* _Set problem_:
Pictures are not part of the copy. Retype the lines from the first one through the line that contains "['#1f77b4', '#ff7f0e', '#2ca02c', '#d62728'];".

* _Supplied material_:
________________________________________

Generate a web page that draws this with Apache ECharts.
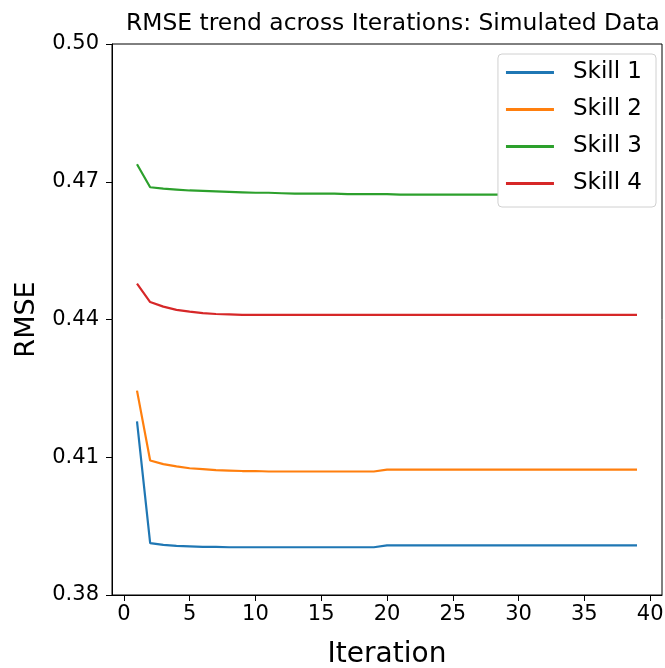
<!DOCTYPE html>
<html>
<head>
<meta charset="utf-8">
<script src="https://cdn.jsdelivr.net/npm/echarts@6/dist/echarts.min.js"></script>
<style>
  html, body { margin: 0; padding: 0; background: #fff; }
  #chart { width: 665px; height: 668px; }
</style>
</head>
<body>
<div id="chart"></div>
<script>
const iterations = Array.from({ length: 39 }, (_, i) => i + 1);

const skillNames = ['Skill 1', 'Skill 2', 'Skill 3', 'Skill 4'];
const skillColors = ['#1f77b4', '#ff7f0e', '#2ca02c', '#d62728'];

const skill1 = [
  0.4178, 0.3913, 0.3909, 0.3907, 0.3906, 0.3905, 0.3905, 0.3904, 0.3904, 0.3904,
  0.3904, 0.3904, 0.3904, 0.3904, 0.3904, 0.3904, 0.3904, 0.3904, 0.3904, 0.3908,
  0.3908, 0.3908, 0.3908, 0.3908, 0.3908, 0.3908, 0.3908, 0.3908, 0.3908, 0.3908,
  0.3908, 0.3908, 0.3908, 0.3908, 0.3908, 0.3908, 0.3908, 0.3908, 0.3908
];
const skill2 = [
  0.4245, 0.4093, 0.4085, 0.4080, 0.4076, 0.4074, 0.4072, 0.4071, 0.4070, 0.4070,
  0.4069, 0.4069, 0.4069, 0.4069, 0.4069, 0.4069, 0.4069, 0.4069, 0.4069, 0.4073,
  0.4073, 0.4073, 0.4073, 0.4073, 0.4073, 0.4073, 0.4073, 0.4073, 0.4073, 0.4073,
  0.4073, 0.4073, 0.4073, 0.4073, 0.4073, 0.4073, 0.4073, 0.4073, 0.4073
];
const skill3 = [
  0.4738, 0.4688, 0.4685, 0.4683, 0.4681, 0.4680, 0.4679, 0.4678, 0.4677, 0.4676,
  0.4676, 0.4675, 0.4674, 0.4674, 0.4674, 0.4674, 0.4673, 0.4673, 0.4673, 0.4673,
  0.4672, 0.4672, 0.4672, 0.4672, 0.4672, 0.4672, 0.4672, 0.4672, 0.4672, 0.4672,
  0.4672, 0.4672, 0.4672, 0.4672, 0.4672, 0.4672, 0.4672, 0.4672, 0.4672
];
const skill4 = [
  0.4478, 0.4438, 0.4428, 0.4421, 0.4417, 0.4414, 0.4412, 0.4411, 0.4410, 0.4410,
  0.4410, 0.4410, 0.4410, 0.4410, 0.4410, 0.4410, 0.4410, 0.4410, 0.4410, 0.4410,
  0.4410, 0.4410, 0.4410, 0.4410, 0.4410, 0.4410, 0.4410, 0.4410, 0.4410, 0.4410,
  0.4410, 0.4410, 0.4410, 0.4410, 0.4410, 0.4410, 0.4410, 0.4410, 0.4410
];
const skillValues = [skill1, skill2, skill3, skill4];

const xTicks = [0, 5, 10, 15, 20, 25, 30, 35, 40];
const yTicks = [0.38, 0.41, 0.44, 0.47, 0.50];

const font = 'DejaVu Sans';
const chart = echarts.init(document.getElementById('chart'));

chart.setOption({
  animation: false,
  title: {
    text: 'RMSE trend across Iterations: Simulated Data',
    left: 388,
    top: 7,
    textAlign: 'center',
    textStyle: { fontFamily: font, fontSize: 23.4, fontWeight: 'normal', color: '#000' }
  },
  grid: {
    left: 112, right: 3, top: 44, bottom: 73,
    outerBoundsMode: 'none',
    containLabel: false,
    show: true, borderColor: '#000', borderWidth: 1
  },
  legend: {
    orient: 'vertical',
    right: 9,
    top: 54,
    padding: [7, 14, 12, 8],
    itemGap: 14,
    itemWidth: 48,
    itemHeight: 3,
    icon: 'rect',
    backgroundColor: '#fff',
    borderColor: '#d0d0d0',
    borderWidth: 1,
    borderRadius: 4,
    textStyle: { fontFamily: font, fontSize: 23, lineHeight: 23, color: '#000', padding: [0, 0, 0, 14] },
    data: skillNames
  },
  xAxis: {
    type: 'value',
    min: -0.9,
    max: 40.9,
    name: 'Iteration',
    nameLocation: 'middle',
    nameGap: 46,
    nameTextStyle: { fontFamily: font, fontSize: 28, color: '#000' },
    axisLine: { show: true, onZero: false, lineStyle: { color: '#000' } },
    axisTick: { show: true, length: 6, lineStyle: { color: '#000' }, customValues: xTicks },
    axisLabel: { fontFamily: font, fontSize: 21, color: '#000', margin: 9, customValues: xTicks },
    splitLine: { show: false }
  },
  yAxis: {
    type: 'value',
    min: 0.38,
    max: 0.50,
    name: 'RMSE',
    nameLocation: 'middle',
    nameGap: 72,
    nameTextStyle: { fontFamily: font, fontSize: 27, color: '#000' },
    axisLine: { show: true, onZero: false, lineStyle: { color: '#000' } },
    axisTick: { show: true, length: 6, lineStyle: { color: '#000' }, customValues: yTicks },
    axisLabel: {
      fontFamily: font, fontSize: 21, color: '#000', margin: 13,
      customValues: yTicks,
      formatter: v => v.toFixed(2)
    },
    splitLine: { show: false }
  },
  series: skillNames.map((name, i) => ({
    name,
    type: 'line',
    showSymbol: false,
    symbol: 'none',
    color: skillColors[i],
    lineStyle: { width: 2.2, color: skillColors[i] },
    data: iterations.map((it, j) => [it, skillValues[i][j]])
  }))
});
</script>
</body>
</html>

________________________________________

* _Response to the exercise_:
Generate a web page that draws this with Apache ECharts.
<!DOCTYPE html>
<html>
<head>
<meta charset="utf-8">
<script src="https://cdn.jsdelivr.net/npm/echarts@6/dist/echarts.min.js"></script>
<style>
  html, body { margin: 0; padding: 0; background: #fff; }
  #chart { width: 665px; height: 668px; }
</style>
</head>
<body>
<div id="chart"></div>
<script>
const iterations = Array.from({ length: 39 }, (_, i) => i + 1);

const skillNames = ['Skill 1', 'Skill 2', 'Skill 3', 'Skill 4'];
const skillColors = ['#1f77b4', '#ff7f0e', '#2ca02c', '#d62728'];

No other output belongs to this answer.